START Material to process

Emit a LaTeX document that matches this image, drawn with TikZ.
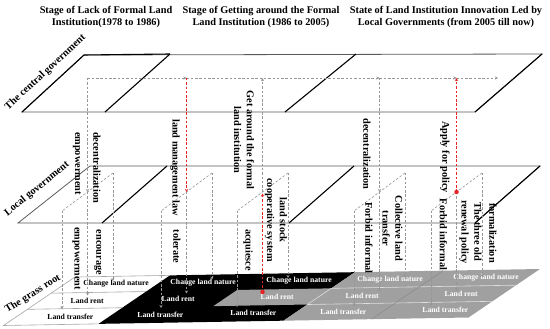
\documentclass[tikz,border=0pt]{standalone}
\usepackage{fontspec}
\setmainfont{Liberation Serif}
\usetikzlibrary{arrows.meta}
\definecolor{redl}{RGB}{232,34,34}
\definecolor{dgray}{RGB}{150,150,150}
\definecolor{fillgray}{RGB}{160,160,160}
\begin{document}
\begin{tikzpicture}[x=1pt,y=-1pt,
  lab/.style={font=\bfseries\fontsize{10.3}{12.8}\selectfont, inner sep=0pt},
  vlab/.style={lab, rotate=-90, align=center},
  ttl/.style={lab, align=center},
  blab/.style={font=\bfseries\fontsize{7.7}{9}\selectfont, inner sep=0pt},
  gdash/.style={draw=dgray, dash pattern=on 2.5pt off 1.8pt, line width=0.6pt},
  rdash/.style={draw=redl, dash pattern=on 2.5pt off 1.8pt, line width=0.9pt},
  arr/.style={-{Stealth[length=3pt,width=3pt]}},
  planeline/.style={draw=black!65, line width=0.8pt},
  divline/.style={draw=black, line width=1.1pt},
  rdot/.style={circle, fill=redl, inner sep=0pt, minimum size=4.5pt},
]
\useasboundingbox (0,0) rectangle (550,329);

% ---------- titles ----------
\node[ttl] (t1) at (106,17) {Stage of Lack of Formal Land\\Institution(1978 to 1986)};
\node[ttl] (t2) at (261,17) {Stage of Getting around the Formal\\Land Institution (1986 to 2005)};
\node[ttl] (t3) at (446,17) {State of Land Institution Innovation Led by\\Local Governments (from 2005 till now)};

% ---------- top plane: central government ----------
\draw[planeline] (84,55) -- (542,54) -- (475,112) -- (22,112) -- cycle;
\draw[divline] (84,55) -- (22,112);
\draw[divline] (84,55) -- (170,54);
\draw[divline] (542,54) -- (475,112);
\draw[divline] (170,54) -- (105,112);
\draw[divline] (356,54) -- (285,112);
\node[lab, rotate=43] (cg) at (45.5,72.5) {The central government};

% ---------- middle plane: local government ----------
\draw[planeline] (90,166) -- (540,166) -- (475,223) -- (18,223) -- cycle;
\draw[divline] (540,166) -- (475,223);
\draw[divline] (167,166) -- (102,223);
\draw[divline] (354,166) -- (289,223);
\node[lab, rotate=39] (lg) at (37,189) {Local government};

% ---------- bottom plane: grass root ----------
\begin{scope}[shift={(75,277)}, x={(1pt,0.0172pt)}, y={(-71.5pt,-48.5pt)}]
  \fill[white] (0,0) -- (95,0) -- (95,1) -- (0,1) -- cycle;
  \fill[black] (95,0) -- (280,0) -- (280,1) -- (95,1) -- cycle;
  \fill[fillgray] (186,1/3) -- (280,1/3) -- (280,2/3) -- (186,2/3) -- cycle;
  \fill[fillgray] (280,0) -- (465,0) -- (465,1) -- (280,1) -- cycle;
  \draw[gray!70, line width=0.6pt] (95,0) -- (0,0) -- (0,1) -- (95,1);
  \draw[gray!70, line width=0.6pt] (0,1/3) -- (95,1/3) (0,2/3) -- (95,2/3);
  \draw[white!75!gray, line width=0.6pt] (280,1/3) -- (465,1/3) (280,2/3) -- (465,2/3) (280,1/3) -- (280,2/3);
  \draw[black!45, line width=0.6pt] (368,0) -- (368,1);
  % labels
  \node[blab] (w1) at (53,1/6) {Change land nature};
  \node[blab] (w2) at (48,1/2) {Land rent};
  \node[blab] (w3) at (55,5/6) {Land transfer};
  \node[blab, text=white] (k1) at (140,1/6) {Change land nature};
  \node[blab, text=white] (k2) at (139,1/2) {Land rent};
  \node[blab, text=white] (k3) at (145,5/6) {Land transfer};
  \node[blab, text=white] (m1) at (236,1/6) {Change land nature};
  \node[blab, text=white] (m2) at (238,1/2) {Land rent};
  \node[blab, text=white] (m3) at (238,5/6) {Land transfer};
  \node[blab, text=white] (a1) at (327,1/6) {Change land nature};
  \node[blab, text=white] (a2) at (323,1/2) {Land rent};
  \node[blab, text=white] (a3) at (328,5/6) {Land transfer};
  \node[blab, text=white] (b1) at (423,1/6) {Change land nature};
  \node[blab, text=white] (b2) at (422,1/2) {Land rent};
  \node[blab, text=white] (b3) at (430,5/6) {Land transfer};
\end{scope}
\node[lab, rotate=32] (gr) at (33,294) {The grass root};

% ---------- coordinates ----------
\coordinate (h0) at (87.5,78);
\coordinate (h1) at (186.5,78);
\coordinate (h2) at (262.5,78);
\coordinate (h3) at (379.5,78);
\coordinate (h4) at (456.5,78);
\coordinate (h5) at (498,78);
% group diagonals in local plane: top, middle, bottom
\foreach \n/\xt in {1/113,2/212,3/288,4/405,5/482}{
  \coordinate (g\n t) at (\xt,173);
  \coordinate (g\n m) at (\xt-25.5,192);
  \coordinate (g\n b) at (\xt-51,211);
}
% targets in grass-root rows
\coordinate (r11) at (113,281);   \coordinate (r12) at (87.5,295.5); \coordinate (r13) at (62,309);
\coordinate (r21) at (212,279.5); \coordinate (r22) at (186.5,293.5); \coordinate (r23) at (161,308);
\coordinate (r31) at (288,278);   \coordinate (r32) at (262.5,292);  \coordinate (r33) at (237,307);
\coordinate (r41) at (405,277);   \coordinate (r42) at (379.5,291);  \coordinate (r43) at (354,306);
\coordinate (r51) at (482,277);   \coordinate (r52) at (456.5,291);  \coordinate (r53) at (431,306);

% ---------- dashed connectors ----------
\foreach \n in {1,...,5}{ \draw[gdash] (g\n t) -- (g\n b); }
\draw[gdash, arr] (h0) -- (h1);
\draw[gdash, arr] (h1) -- (h3);
\draw[gdash, arr] (h3) -- (h4);
\draw[gdash, arr] (h4) -- (h5);
\draw[gdash, arr] (h0) -- (g1m);
\draw[gdash, arr] (g3m) -- (h2);
\draw[gdash, arr] (h3) -- (g4m);
\foreach \n in {1,2,4,5}{
  \draw[gdash, arr] (g\n t) -- (r\n1);
  \draw[gdash, arr] (g\n m) -- (r\n2);
  \draw[gdash, arr] (g\n b) -- (r\n3);
}
\draw[gdash, arr] (g3t) -- (r31);
\draw[gdash, arr] (g3b) -- (r33);
% red connectors
\draw[rdash, arr] (h1) -- (g2m);
\draw[rdash, arr] (r32) -- ([yshift=-1.5pt]g3m);
\node[rdot] (d1) at (r32) {};
\draw[rdash, arr] (g5m) -- (h4);
\node[rdot] (d2) at (g5m) {};

% ---------- vertical labels ----------
\node[vlab] (emp1) at (77,163.5) {empowerment};
\node[vlab] (dec1) at (97,167.5) {decentralization};
\node[vlab] (lml) at (175,167.5) {land management law};
\node[vlab] (get) at (244,140) {Get around the formal\\land institution};
\node[vlab] (lsc) at (276,220) {land stock\\cooperative system};
\node[vlab] (acq) at (248,250) {acquiesce};
\node[vlab] (tol) at (177,246.5) {tolerate};
\node[vlab] (enc) at (98,252.5) {encourage};
\node[vlab] (emp2) at (76.5,258.5) {empowerment};
\node[vlab] (dec2) at (367,154) {decentralization};
\node[vlab] (fi1) at (369,238) {Forbid informal};
\node[vlab] (clt) at (392.5,228.5) {Collective land\\transfer};
\node[vlab] (afp) at (445,157) {Apply for policy};
\node[vlab] (fi2) at (443.5,234.5) {Forbid informal};
\node[vlab] (tor) at (470.5,232) {The three old\\renewal policy};
\node[vlab] (frm) at (493,233) {formalization};
\end{tikzpicture}
\end{document}
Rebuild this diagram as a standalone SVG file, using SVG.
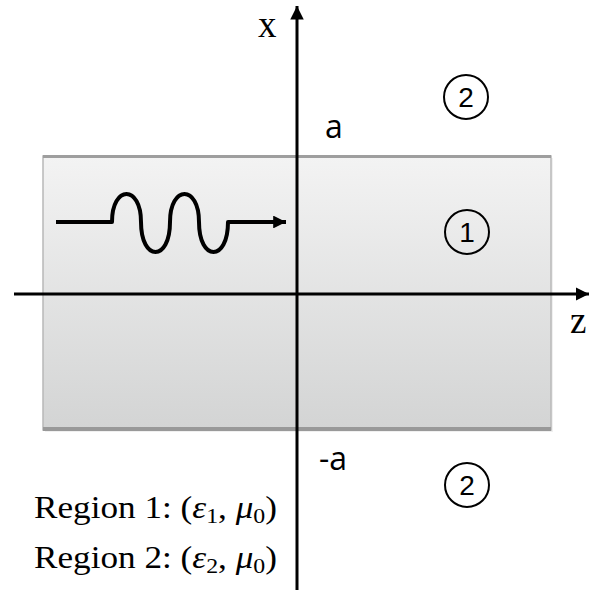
<svg xmlns="http://www.w3.org/2000/svg" width="589" height="590" viewBox="0 0 589 590">
<style>
.axis{stroke:#000;stroke-width:3;fill:none}
.wave{stroke:#000;stroke-width:4;fill:none;stroke-linejoin:round}
.ring{fill:none;stroke:#000;stroke-width:2}
.num{font-family:"Liberation Sans","DejaVu Sans",sans-serif;font-size:28px;text-anchor:middle;fill:#000}
.lbl{font-family:"Liberation Serif","DejaVu Serif",serif;fill:#000}
.lbls{font-family:"Open Sans","Liberation Sans",sans-serif;fill:#000}
</style>
<defs>
<linearGradient id="slab" x1="0" y1="0" x2="0" y2="1">
<stop offset="0" stop-color="#f3f3f3"/>
<stop offset="1" stop-color="#d3d4d4"/>
</linearGradient>
<marker id="ah" viewBox="0 0 10 10" refX="10" refY="5" markerWidth="4.5" markerHeight="4.5" orient="auto" markerUnits="strokeWidth">
<path d="M0,0 L10,5 L0,10 z" fill="#000"/>
</marker>
<marker id="ahw" viewBox="0 0 10 10" refX="10" refY="5" markerWidth="3.2" markerHeight="3.2" orient="auto" markerUnits="strokeWidth">
<path d="M0,0 L10,5 L0,10 z" fill="#000"/>
</marker>
</defs>
<g id="slab-region1">
<rect x="45" y="158" width="508" height="274" fill="#000" opacity="0.06"/>
<rect x="43" y="156" width="508" height="274" fill="url(#slab)" stroke="#b8b8b8" stroke-width="1.5"/>
<line x1="43" y1="156.5" x2="551" y2="156.5" stroke="#9e9e9e" stroke-width="3"/>
<line x1="43" y1="429" x2="551" y2="429" stroke="#999" stroke-width="4"/>
</g>
<g id="connectors">
<line class="axis" x1="297" y1="590" x2="297" y2="6" marker-end="url(#ah)"/>
<line class="axis" x1="14" y1="294" x2="589" y2="294" marker-end="url(#ah)"/>
</g>
<g id="wave">
<path class="wave" d="M56,222 H112 C112,184.7 141,184.7 141,222 C141,262 170,262 170,222 C170,184.7 199,184.7 199,222 C199,262 228,262 228,222 H286" marker-end="url(#ahw)"/>
</g>
<g id="axis-labels">
<text class="lbl" x="258" y="37" font-size="37">x</text>
<text class="lbl" x="570" y="333" font-size="37">z</text>
<text class="lbls" x="325" y="138" font-size="32">a</text>
<text class="lbls" x="319" y="470" font-size="32">-a</text>
</g>
<g id="region2-top">
<circle class="ring" cx="466" cy="97" r="22"/>
<text class="num" x="466" y="107">2</text>
</g>
<g id="region1">
<circle class="ring" cx="467" cy="232" r="22"/>
<text class="num" x="467" y="242">1</text>
</g>
<g id="region2-bottom">
<circle class="ring" cx="467" cy="485" r="22"/>
<text class="num" x="467" y="495">2</text>
</g>
<g id="legend">
<text class="lbl" x="34" y="518" font-size="31" textLength="243" lengthAdjust="spacingAndGlyphs">Region 1: (<tspan font-style="italic">ε</tspan><tspan font-size="21" dy="5">1</tspan><tspan dy="-5">, </tspan><tspan font-style="italic">μ</tspan><tspan font-size="21" dy="5">0</tspan><tspan dy="-5">)</tspan></text>
<text class="lbl" x="34" y="568" font-size="31" textLength="243" lengthAdjust="spacingAndGlyphs">Region 2: (<tspan font-style="italic">ε</tspan><tspan font-size="21" dy="5">2</tspan><tspan dy="-5">, </tspan><tspan font-style="italic">μ</tspan><tspan font-size="21" dy="5">0</tspan><tspan dy="-5">)</tspan></text>
</g>
</svg>
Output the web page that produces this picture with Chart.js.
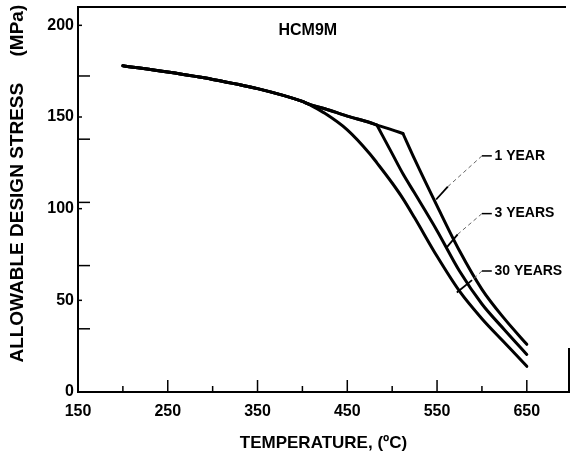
<!DOCTYPE html>
<html>
<head>
<meta charset="utf-8">
<script src="https://cdn.jsdelivr.net/npm/chart.js@4"></script>
<style>
  html, body { margin: 0; padding: 0; background: #fff; }
  #wrap { width: 571px; height: 457px; }
</style>
</head>
<body>
<div id="wrap"><canvas id="stressChart"></canvas></div>
<script>
var temps = [200, 250, 300, 350, 400, 407, 425, 450, 475, 483, 500, 512, 525, 550, 575, 600, 625, 650];
// allowable design stress (MPa)
var stress1y  = [178, 174.5, 170.5, 165.5, 158.5, 157, 154.5, 150.5, 147, 145.6, 143, 141, 127, 101.5, 77, 56, 40, 26];
var stress3y  = [178, 174.5, 170.5, 165.5, 158.5, 157, 154.5, 150.5, 147, 145.6, 130, 119, 108.5, 88, 66, 48, 34, 20.5];
var stress30y = [178, 174.5, 170.5, 165.5, 158.5, 157, 152, 143, 130, 125, 114, 105.5, 95, 74, 55, 40, 27, 14];
var seriesNames = ['1 YEAR', '3 YEARS', '30 YEARS'];
var kinkTemps = [512, 483, 407];   // where each curve leaves the upper one

var xLabels = [150, 250, 350, 450, 550, 650];
var xMinor = [200, 300, 400, 500, 600];
var yLabels = [0, 50, 100, 150, 200];
var ksiTicks = [5, 10, 15, 20, 25];   // inner marks on stress axis, in ksi

// split a curve at its kink so the bend stays sharp
function part(vals, kink, upper) {
    var out = [];
    temps.forEach(function (t, i) {
        if (upper ? t <= kink : t >= kink) out.push({ x: t, y: vals[i] });
    });
    return out;
}

var FONT = '"Liberation Sans", Arial, sans-serif';

// frame top, labels, leader lines and inward tick marks
var markPlugin = {
    id: 'marks',
    afterDraw: function (chart) {
        var ctx = chart.ctx, xs = chart.scales.x, ys = chart.scales.y, a = chart.chartArea;
        function X(v) { return xs.getPixelForValue(v); }
        function Y(v) { return ys.getPixelForValue(v); }
        function seg(x1, y1, x2, y2) {
            ctx.beginPath(); ctx.moveTo(x1, y1); ctx.lineTo(x2, y2); ctx.stroke();
        }
        ctx.save();
        ctx.strokeStyle = '#000';
        ctx.lineWidth = 2;
        seg(a.left - 1, a.top, a.right - 3, a.top);
        seg(a.right, a.bottom, a.right, Y(24));
        ctx.lineWidth = 1.5;
        xLabels.forEach(function (v) {
            if (v > 150) seg(X(v), a.bottom, X(v), a.bottom - 12);
        });
        xMinor.forEach(function (v) { seg(X(v), a.bottom, X(v), a.bottom - 6); });
        yLabels.forEach(function (v) { if (v > 0) seg(a.left, Y(v), a.left + 4, Y(v)); });
        ksiTicks.forEach(function (k) { seg(a.left, Y(k * 6.895), a.left + 12, Y(k * 6.895)); });

        // title inside plot
        ctx.fillStyle = '#000';
        ctx.font = 'bold 16px ' + FONT;
        ctx.textAlign = 'center';
        ctx.textBaseline = 'middle';
        ctx.fillText('HCM9M', X(406), Y(197));

        // curve labels with leaders
        var labelY = [128.8, 97.3, 66];
        var dashEnd = [[562, 112], [573, 86], [589, 61]];
        var solidEnd = [[549, 105], [561, 79], [572, 54.3]];
        ctx.font = 'bold 14px ' + FONT;
        ctx.textAlign = 'left';
        for (var i = 0; i < seriesNames.length; i++) {
            ctx.lineWidth = 1.5;
            ctx.setLineDash([]);
            seg(X(600), Y(labelY[i]), X(611), Y(labelY[i]));
            ctx.fillText(seriesNames[i], X(614), Y(labelY[i]));
            ctx.lineWidth = 1;
            ctx.strokeStyle = '#666';
            ctx.setLineDash([4, 3]);
            seg(X(600), Y(labelY[i]), X(dashEnd[i][0]), Y(dashEnd[i][1]));
            ctx.setLineDash([]);
            ctx.strokeStyle = '#000';
            ctx.lineWidth = 1.8;
            seg(X(dashEnd[i][0]), Y(dashEnd[i][1]), X(solidEnd[i][0]), Y(solidEnd[i][1]));
        }
        ctx.restore();
    }
};

var allSeries = [stress1y, stress3y, stress30y];
var datasets = [];
allSeries.forEach(function (vals, i) {
    datasets.push({ label: seriesNames[i], data: part(vals, kinkTemps[i], true) });
    datasets.push({ label: seriesNames[i], data: part(vals, kinkTemps[i], false) });
});

var ctx1 = document.getElementById('stressChart').getContext('2d');
var stressChart = new Chart(ctx1, {
    type: 'line',
    data: { datasets: datasets },
    options: {
        responsive: true,
        maintainAspectRatio: false,
        animation: false,
        layout: { padding: { top: 7, right: 2, left: 0, bottom: 0 } },
        elements: {
            line: { borderColor: '#000', borderWidth: 3, fill: false,
                    cubicInterpolationMode: 'monotone',
                    borderJoinStyle: 'round', borderCapStyle: 'round' },
            point: { radius: 0 }
        },
        plugins: {
            legend: { display: false },
            tooltip: { enabled: false }
        },
        scales: {
            x: {
                type: 'linear',
                position: 'bottom',
                min: 150,
                max: 697,
                afterBuildTicks: function (s) {
                    s.ticks = xLabels.map(function (v) { return { value: v }; });
                },
                afterFit: function (s) { s.height = 65; s.paddingLeft = 0; s.paddingRight = 0; },
                grid: { display: false, drawTicks: false },
                border: { display: true, color: '#000', width: 2 },
                ticks: { autoSkip: false, maxRotation: 0, color: '#000', padding: 10,
                         font: { family: FONT, size: 16, weight: 'bold' } },
                title: { display: true, text: 'TEMPERATURE, (\u00baC)', color: '#000',
                         font: { family: FONT, size: 17, weight: 'bold' },
                         padding: { top: 0, bottom: 3 } }
            },
            y: {
                min: 0,
                max: 210,
                afterBuildTicks: function (s) {
                    s.ticks = yLabels.map(function (v) { return { value: v }; });
                },
                afterFit: function (s) { s.width = 78; s.paddingTop = 0; s.paddingBottom = 0; },
                grid: { display: false, drawTicks: false },
                border: { display: true, color: '#000', width: 2 },
                ticks: { autoSkip: false, color: '#000', padding: 4,
                         font: { family: FONT, size: 16, weight: 'bold' } },
                title: { display: true,
                         text: '\u00a0\u00a0\u00a0\u00a0\u00a0\u00a0ALLOWABLE DESIGN STRESS\u00a0\u00a0\u00a0\u00a0\u00a0(MPa)',
                         color: '#000',
                         font: { family: FONT, size: 19, weight: 'bold' },
                         padding: { top: 6, bottom: 0 } }
            }
        }
    },
    plugins: [markPlugin]
});
</script>
</body>
</html>
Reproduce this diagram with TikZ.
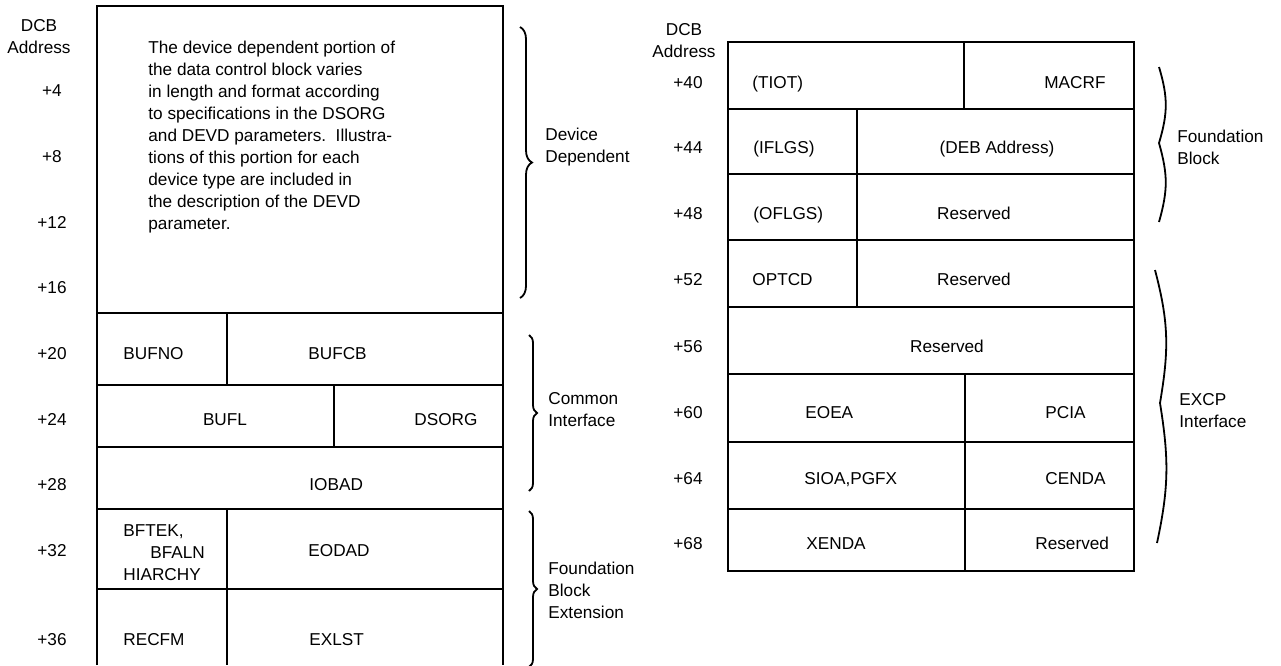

END Material to process

Write out an exact copy of the listing, first line through the line containing "(0,0) rectangle (550,329);", with the pictures left out.

Exercise solution >>
Emit a LaTeX document that matches this image, drawn with TikZ.
\documentclass[tikz,border=0pt]{standalone}
\usepackage{fontspec}
\setmainfont{Liberation Serif}
\usetikzlibrary{arrows.meta}
\definecolor{redl}{RGB}{232,34,34}
\definecolor{dgray}{RGB}{150,150,150}
\definecolor{fillgray}{RGB}{160,160,160}
\begin{document}
\begin{tikzpicture}[x=1pt,y=-1pt,
  lab/.style={font=\bfseries\fontsize{10.3}{12.8}\selectfont, inner sep=0pt},
  vlab/.style={lab, rotate=-90, align=center},
  ttl/.style={lab, align=center},
  blab/.style={font=\bfseries\fontsize{7.7}{9}\selectfont, inner sep=0pt},
  gdash/.style={draw=dgray, dash pattern=on 2.5pt off 1.8pt, line width=0.6pt},
  rdash/.style={draw=redl, dash pattern=on 2.5pt off 1.8pt, line width=0.9pt},
  arr/.style={-{Stealth[length=3pt,width=3pt]}},
  planeline/.style={draw=black!65, line width=0.8pt},
  divline/.style={draw=black, line width=1.1pt},
  rdot/.style={circle, fill=redl, inner sep=0pt, minimum size=4.5pt},
]
\useasboundingbox (0,0) rectangle (550,329);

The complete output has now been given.